Science park life booming

三月 10, 1997

University science parks are booming. The latest review of them found rising employment and increasing levels of investment.

Last year alone science parks generated 360 new products and 250 technology transfer deals, John Allen, chairman of the United Kingdom Science Parks Association, told a conference on science and business this week.

The total of parks operational in 1996 was 51 compared with 26 the previous year, and the number of tenant firms, mostly small and medium-sized companies, had risen by more than 100 to 1,367.

Dr Allen, who is also chief executive of Manchester Science Park, told the Bank of England conference that the number of employees in parks totalled 25,300 - a 10 per cent increase over 1995. Investment last year totalled Pounds 753 million, an increase of Pounds 50 million over the previous year.

He said the figures showed that “the growth of UK science parks is continuing apace. The clustering of firms is clearly generating added value for tenants.” Of the total 725,000 square metres of floor space available, 92 per cent was let.
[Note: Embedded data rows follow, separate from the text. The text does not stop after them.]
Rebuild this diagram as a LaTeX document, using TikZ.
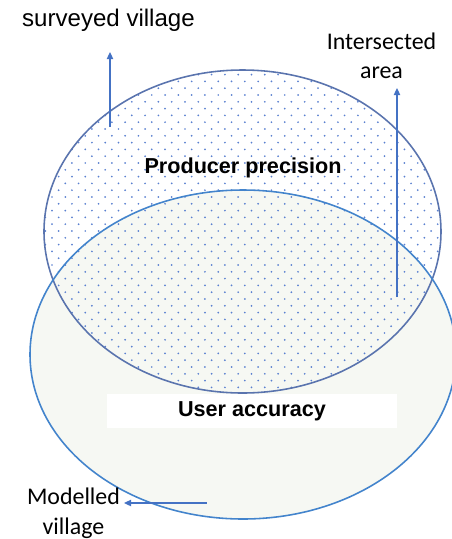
\documentclass[tikz,border=0pt]{standalone}
\usepackage{fontspec}
\setmainfont{Liberation Sans}
\newfontfamily\calibri{Carlito}
\usetikzlibrary{arrows.meta}
\definecolor{arrowblue}{HTML}{4472C4}
\definecolor{dotblue}{HTML}{5A80D0}
\definecolor{surveyline}{HTML}{5A74AE}
\definecolor{modelline}{HTML}{4384CC}
\definecolor{modelfill}{HTML}{F6F8F3}

\begin{document}
\begin{tikzpicture}[x=0.02cm,y=-0.02cm,
  arrowline/.style={arrowblue,line width=0.7pt,-{Triangle[length=4pt,width=3.6pt]}},
  bigtext/.style={font=\fontsize{13.7}{16.5}\selectfont},
  boldtext/.style={font=\fontsize{12.3}{14}\selectfont\bfseries},
  twoline/.style={align=center,font=\calibri\fontsize{13.6}{16.8}\selectfont}]
%\draw[help lines] (0,0) grid[step=50] (451,539);
\useasboundingbox (0,0) rectangle (451,539);

% modelled village
\fill[modelfill] (243,354.5) ellipse (213 and 164.5);

% surveyed village (dots)
\begin{scope}
\clip (242.5,231.5) ellipse (198.5 and 161.5);
\foreach \r in {0,...,49}{
  \foreach \c in {0,...,31}{
    \fill[dotblue] ({38.7+13.3*\c-6.65*mod(\r+1,2)},{67.8+6.8*\r}) circle (0.55pt);
  }
}
\end{scope}
\draw[surveyline,line width=0.9pt] (242.5,231.5) ellipse (198.5 and 161.5);
\draw[modelline,line width=0.9pt] (243,354.5) ellipse (213 and 164.5);

\node[bigtext,anchor=base] (surveyed) at (108.5,26) {surveyed village};
\node[twoline] (intersected) at (381.5,56) {Intersected\\area};
\node[boldtext,anchor=base] (producer) at (243,173) {Producer precision};
\node[boldtext,fill=white,minimum width=5.8cm,minimum height=0.68cm] (user) at (252,411) {User accuracy};
\node[twoline] (modelled) at (73.5,513) {Modelled\\village};

\coordinate (svtail) at (110,127);
\coordinate (svtip) at (110,52);
\coordinate (intail) at (397,297);
\coordinate (intip) at (397,88);
\coordinate (mdtail) at (207,503);
\coordinate (mdtip) at (124,503);
\draw[arrowline] (svtail) -- (svtip);
\draw[arrowline] (intail) -- (intip);
\draw[arrowline] (mdtail) -- (mdtip);
\end{tikzpicture}
\end{document}
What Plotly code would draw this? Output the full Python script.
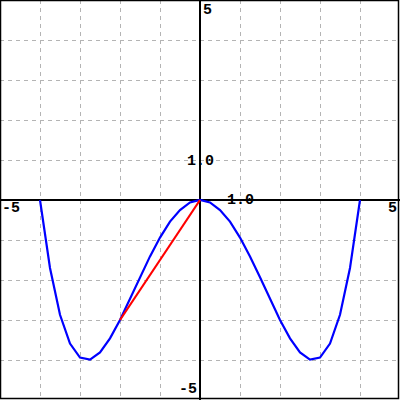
import plotly.graph_objects as go

# Blue curve samples
curve_x = [-4.0, -3.75, -3.5, -3.25, -3.0, -2.75, -2.5, -2.25, -2.0, -1.75, -1.5, -1.25, -1.0,
           -0.75, -0.5, -0.25, 0.0, 0.25, 0.5, 0.75, 1.0, 1.25, 1.5, 1.75, 2.0, 2.25, 2.5,
           2.75, 3.0, 3.25, 3.5, 3.75, 4.0]
curve_y = [0.0, -1.70, -2.87, -3.59, -3.94, -3.99, -3.81, -3.46, -3.0, -2.48, -1.93, -1.41, -0.94,
           -0.54, -0.25, -0.06, 0.0, -0.06, -0.25, -0.54, -0.94, -1.41, -1.93, -2.48, -3.0, -3.46,
           -3.81, -3.99, -3.94, -3.59, -2.87, -1.70, 0.0]

# Red secant segment
secant_x = [-2.0, 0.0]
secant_y = [-3.0, 0.0]

# Axis labels
label_text = ["-5", "5", "5", "-5", "1.0", "1.0"]
label_x = [-5, 5, 0, 0, 1, 0]
label_y = [0, 0, 5, -5, 0, 1]
label_xanchor = ["left", "right", "left", "right", "center", "center"]
label_yanchor = ["middle", "middle", "top", "bottom", "middle", "middle"]
label_yshift = [-8, -8, 0, 0, 0, -1]
label_xshift = [0, -1, 1, -1, 0, 0]

font = dict(family="Liberation Mono, Courier New, monospace", size=15, color="black")

fig = go.Figure()
fig.add_trace(go.Scatter(x=curve_x, y=curve_y, mode="lines",
                         line=dict(color="#0000ff", width=2.2), hoverinfo="skip"))
fig.add_trace(go.Scatter(x=secant_x, y=secant_y, mode="lines",
                         line=dict(color="#ff0000", width=2.2), hoverinfo="skip"))

for t, x, y, xa, ya, ys, xs in zip(label_text, label_x, label_y, label_xanchor,
                                   label_yanchor, label_yshift, label_xshift):
    fig.add_annotation(x=x, y=y, text="<b>%s</b>" % t, showarrow=False, xanchor=xa,
                       yanchor=ya, yshift=ys, xshift=xs, font=font)

axis_common = dict(range=[-5, 5], dtick=1, tick0=0, showgrid=True, gridcolor="#b4b4b4",
                   griddash="4px,4px", gridwidth=1, zeroline=True, zerolinecolor="black",
                   zerolinewidth=1.5, showticklabels=False, ticks="", fixedrange=True)

fig.update_layout(
    width=400, height=400,
    margin=dict(l=0, r=0, t=0, b=0),
    paper_bgcolor="white", plot_bgcolor="white",
    showlegend=False,
    xaxis=axis_common,
    yaxis=axis_common,
)
fig.add_shape(type="rect", xref="paper", yref="paper", x0=0.00125, y0=0.00375, x1=0.99625, y1=0.99875,
              line=dict(color="black", width=1.5))

fig.write_html("out.html", config={"displayModeBar": False},
               post_script="document.body.style.margin='0';document.body.style.overflow='hidden';")
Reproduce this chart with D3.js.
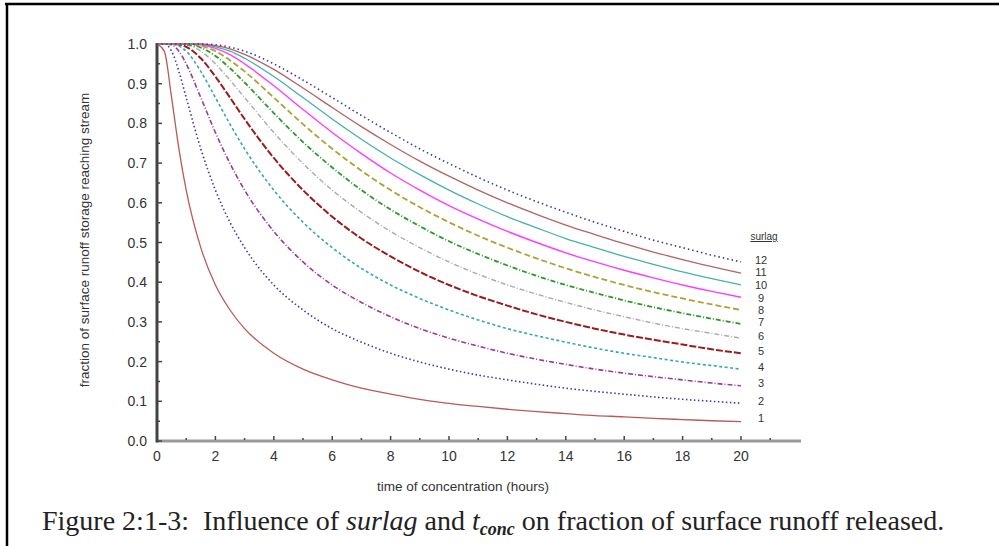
<!DOCTYPE html>
<html>
<head>
<meta charset="utf-8">
<script src="https://cdn.jsdelivr.net/npm/d3@7"></script>
<style>
  body { margin: 0; background: #fff; }
  svg { display: block; }
</style>
</head>
<body>
<svg id="chart" width="999" height="546"></svg>
<script>
// time of concentration (hours)
var tconc = [0, 0.25, 0.5, 0.75, 1, 1.5, 2, 2.5, 3, 4, 5, 6, 7, 8, 9, 10, 11, 12, 13, 14, 15, 16, 17, 18, 19, 20];

// fraction of runoff reaching stream, one list per surlag value
var surlag1  = [1, 0.982, 0.865, 0.736, 0.632, 0.487, 0.393, 0.330, 0.283, 0.221, 0.181, 0.154, 0.133, 0.118, 0.105, 0.095, 0.087, 0.080, 0.074, 0.069, 0.064, 0.061, 0.057, 0.054, 0.051, 0.049];
var surlag2  = [1, 1, 0.982, 0.931, 0.865, 0.736, 0.632, 0.551, 0.487, 0.393, 0.330, 0.283, 0.249, 0.221, 0.199, 0.181, 0.166, 0.154, 0.143, 0.133, 0.125, 0.118, 0.111, 0.105, 0.100, 0.095];
var surlag3  = [1, 1, 0.998, 0.982, 0.950, 0.865, 0.777, 0.699, 0.632, 0.528, 0.451, 0.393, 0.349, 0.313, 0.283, 0.259, 0.239, 0.221, 0.206, 0.193, 0.181, 0.171, 0.162, 0.154, 0.146, 0.139];
var surlag4  = [1, 1, 1, 0.995, 0.982, 0.931, 0.865, 0.798, 0.736, 0.632, 0.551, 0.487, 0.435, 0.393, 0.359, 0.330, 0.305, 0.283, 0.265, 0.249, 0.234, 0.221, 0.210, 0.199, 0.190, 0.181];
var surlag5  = [1, 1, 1, 0.999, 0.993, 0.964, 0.918, 0.865, 0.811, 0.713, 0.632, 0.565, 0.510, 0.465, 0.426, 0.393, 0.365, 0.341, 0.319, 0.300, 0.283, 0.268, 0.255, 0.243, 0.231, 0.221];
var surlag6  = [1, 1, 1, 1, 0.998, 0.982, 0.950, 0.909, 0.865, 0.777, 0.699, 0.632, 0.576, 0.528, 0.487, 0.451, 0.420, 0.393, 0.370, 0.349, 0.330, 0.313, 0.297, 0.283, 0.271, 0.259];
var surlag7  = [1, 1, 1, 1, 0.999, 0.991, 0.970, 0.939, 0.903, 0.826, 0.753, 0.689, 0.632, 0.583, 0.541, 0.503, 0.471, 0.442, 0.416, 0.393, 0.373, 0.354, 0.337, 0.322, 0.308, 0.295];
var surlag8  = [1, 1, 1, 1, 1, 0.995, 0.982, 0.959, 0.931, 0.865, 0.798, 0.736, 0.681, 0.632, 0.589, 0.551, 0.517, 0.487, 0.460, 0.435, 0.413, 0.393, 0.375, 0.359, 0.344, 0.330];
var surlag9  = [1, 1, 1, 1, 1, 0.998, 0.989, 0.973, 0.950, 0.895, 0.835, 0.777, 0.724, 0.675, 0.632, 0.593, 0.559, 0.528, 0.500, 0.474, 0.451, 0.430, 0.411, 0.393, 0.377, 0.362];
var surlag10 = [1, 1, 1, 1, 1, 0.999, 0.993, 0.982, 0.964, 0.918, 0.865, 0.811, 0.760, 0.713, 0.671, 0.632, 0.597, 0.565, 0.537, 0.510, 0.487, 0.465, 0.445, 0.426, 0.409, 0.393];
var surlag11 = [1, 1, 1, 1, 1, 1, 0.996, 0.988, 0.974, 0.936, 0.889, 0.840, 0.792, 0.747, 0.705, 0.667, 0.632, 0.600, 0.571, 0.544, 0.520, 0.497, 0.476, 0.457, 0.439, 0.423];
var surlag12 = [1, 1, 1, 1, 1, 1, 0.998, 0.992, 0.982, 0.950, 0.909, 0.865, 0.820, 0.777, 0.736, 0.699, 0.664, 0.632, 0.603, 0.576, 0.551, 0.528, 0.506, 0.487, 0.468, 0.451];

var seriesLabels = ['1', '2', '3', '4', '5', '6', '7', '8', '9', '10', '11', '12'];
var seriesValues = [surlag1, surlag2, surlag3, surlag4, surlag5, surlag6, surlag7, surlag8, surlag9, surlag10, surlag11, surlag12];

var xTicks = [0, 2, 4, 6, 8, 10, 12, 14, 16, 18, 20];
var yTicks = [0, 0.1, 0.2, 0.3, 0.4, 0.5, 0.6, 0.7, 0.8, 0.9, 1.0];

// line look per series
var styles = [
    { color: '#b85a5a', dash: null,      width: 1.3 },
    { color: '#3a3aa8', dash: '1.5,2.5', width: 1.6 },
    { color: '#9a3a9a', dash: '5,2,1,2', width: 1.6 },
    { color: '#35a8a8', dash: '3,2.5',   width: 1.6 },
    { color: '#9a1c1c', dash: '7,2',     width: 2 },
    { color: '#aaaaaa', dash: '5,2,1,2', width: 1.4 },
    { color: '#2a9a2a', dash: '5,2,1,2', width: 1.8 },
    { color: '#aaa335', dash: '6,3',     width: 1.8 },
    { color: '#ff3cff', dash: null,      width: 1.4 },
    { color: '#46b0b0', dash: null,      width: 1.3 },
    { color: '#b46464', dash: null,      width: 1.3 },
    { color: '#3a3aa0', dash: '1.5,3',   width: 1.6 }
];

var svg = d3.select('#chart');

// page frame
svg.append('line').attr('x1', 5).attr('x2', 999).attr('y1', 4).attr('y2', 4)
    .attr('stroke', '#000').attr('stroke-width', 2.5);
svg.append('line').attr('x1', 7).attr('x2', 7).attr('y1', 4).attr('y2', 546)
    .attr('stroke', '#000').attr('stroke-width', 2.5);

var x = d3.scaleLinear().domain([0, 20]).range([157, 741]);
var y = d3.scaleLinear().domain([0, 1]).range([441, 44]);

var line = d3.line()
    .x(function (d, i) { return x(tconc[i]); })
    .y(function (d) { return y(d); })
    .curve(d3.curveMonotoneX);

// axes
var xMinor = d3.range(0, 22, 1);
var yMinor = d3.range(0, 1.001, 0.05);

svg.append('line').attr('x1', x(0)).attr('x2', 801).attr('y1', y(0)).attr('y2', y(0))
    .attr('stroke', '#9a9a9a').attr('stroke-width', 3);

svg.selectAll('.xtick').data(xMinor).enter().append('line')
    .attr('class', 'xtick')
    .attr('x1', function (d) { return x(d); })
    .attr('x2', function (d) { return x(d); })
    .attr('y1', y(0) - 1)
    .attr('y2', function (d) { return y(0) - (d % 2 === 0 ? 5 : 3); })
    .attr('stroke', '#444').attr('stroke-width', 1.5);

svg.selectAll('.ytick').data(yMinor).enter().append('line')
    .attr('class', 'ytick')
    .attr('x1', x(0) + 1)
    .attr('x2', function (d, i) { return x(0) + (i % 2 === 0 ? 5 : 3); })
    .attr('y1', function (d) { return y(d); })
    .attr('y2', function (d) { return y(d); })
    .attr('stroke', '#444').attr('stroke-width', 1.5);

svg.append('line').attr('x1', x(0)).attr('x2', x(0)).attr('y1', y(1) - 1).attr('y2', y(0) + 1.5)
    .attr('stroke', '#444').attr('stroke-width', 3);

svg.selectAll('.xlabel').data(xTicks).enter().append('text')
    .attr('x', function (d) { return x(d); })
    .attr('y', 461)
    .attr('text-anchor', 'middle')
    .attr('font-family', 'Liberation Sans, Arial, sans-serif')
    .attr('font-size', 14)
    .attr('fill', '#333')
    .text(function (d) { return d; });

svg.selectAll('.ylabel').data(yTicks).enter().append('text')
    .attr('x', 147)
    .attr('y', function (d) { return y(d) + 5; })
    .attr('text-anchor', 'end')
    .attr('font-family', 'Liberation Sans, Arial, sans-serif')
    .attr('font-size', 14)
    .attr('fill', '#333')
    .text(function (d) { return d.toFixed(1); });

// curves
svg.selectAll('.curve').data(seriesValues).enter().append('path')
    .attr('class', 'curve')
    .attr('d', line)
    .attr('fill', 'none')
    .attr('stroke', function (d, i) { return styles[i].color; })
    .attr('stroke-width', function (d, i) { return styles[i].width; })
    .attr('stroke-dasharray', function (d, i) { return styles[i].dash; });

// legend labels at the right end of each curve
var labelY = [418, 401, 383, 367, 351, 336, 322, 310, 298, 285, 272, 260];
svg.selectAll('.serieslabel').data(seriesLabels).enter().append('text')
    .attr('x', 761)
    .attr('y', function (d, i) { return labelY[i] + 4; })
    .attr('text-anchor', 'middle')
    .attr('font-family', 'Liberation Sans, Arial, sans-serif')
    .attr('font-size', 11)
    .attr('fill', '#333')
    .text(function (d) { return d; });

svg.append('text')
    .attr('x', 764).attr('y', 240)
    .attr('text-anchor', 'middle')
    .attr('font-family', 'Liberation Sans Narrow, Liberation Sans, Arial, sans-serif')
    .attr('font-size', 10)
    .attr('fill', '#333')
    .attr('text-decoration', 'underline')
    .text('surlag');

// axis titles
svg.append('text')
    .attr('transform', 'translate(89,240) rotate(-90)')
    .attr('text-anchor', 'middle')
    .attr('font-family', 'Liberation Sans Narrow, Liberation Sans, Arial, sans-serif')
    .attr('font-size', 13.5)
    .attr('fill', '#333')
    .text('fraction of surface runoff storage reaching stream');

svg.append('text')
    .attr('x', 463).attr('y', 491)
    .attr('text-anchor', 'middle')
    .attr('font-family', 'Liberation Sans Narrow, Liberation Sans, Arial, sans-serif')
    .attr('font-size', 13.5)
    .attr('fill', '#333')
    .text('time of concentration (hours)');

// figure caption
var caption = svg.append('text')
    .attr('x', 42).attr('y', 530)
    .attr('font-family', 'Liberation Serif, Times New Roman, serif')
    .attr('font-size', 28)
    .attr('fill', '#222')
    .style('white-space', 'pre');
caption.append('tspan').text('Figure 2:1-3:  Influence of ');
caption.append('tspan').attr('font-style', 'italic').text('surlag');
caption.append('tspan').text(' and ');
caption.append('tspan').attr('font-style', 'italic').text('t');
caption.append('tspan').attr('font-style', 'italic').attr('font-weight', 'bold').attr('font-size', 18).attr('dy', 5).text('conc');
caption.append('tspan').attr('dy', -5).text(' on fraction of surface runoff released.');
</script>
</body>
</html>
Sectors represented included energy, biosciences, computers and materials and industrial technologies. Bio-related tenant firms accounted for the largest single tenant sector. UKSPA members include the universities of Aston, Cambridge, Stirling and Warwick Science Park. In 1981 there were only two and in 1985 the number of tenants was just 300.

The conference was part of the city, science and technology dialogue initiated last year by the Government via the Department of Trade and Industry, the Worshipful Company of Information Technologists and the Royal Society. The aim is to forge stronger links between financiers, industrialists, scientists and engineers to provide more support for new firms and the small and medium sector. Speakers included deputy prime minister Michael Heseltine and deputy governor of the Bank of England Howard Davies.

Adair Turner, director general of the Confederation of British Industry, highlighted the need to encourage the development of “clusters” of embryonic high-technology industries close to universities excelling in science, engineering and technology. The clusters should integrate financiers, businessmen and industrialists.

Multi-millionaire scientist entrepreneur Christopher Evans, founder of the biotechnology firm Chiroscience, said Britain had “one of the best science bases in the world”.

But there was a need for many more scientists and engineers to become entrepreneurs, “otherwise we are just not going to get very far in developing high-technology industries for the 21st century.”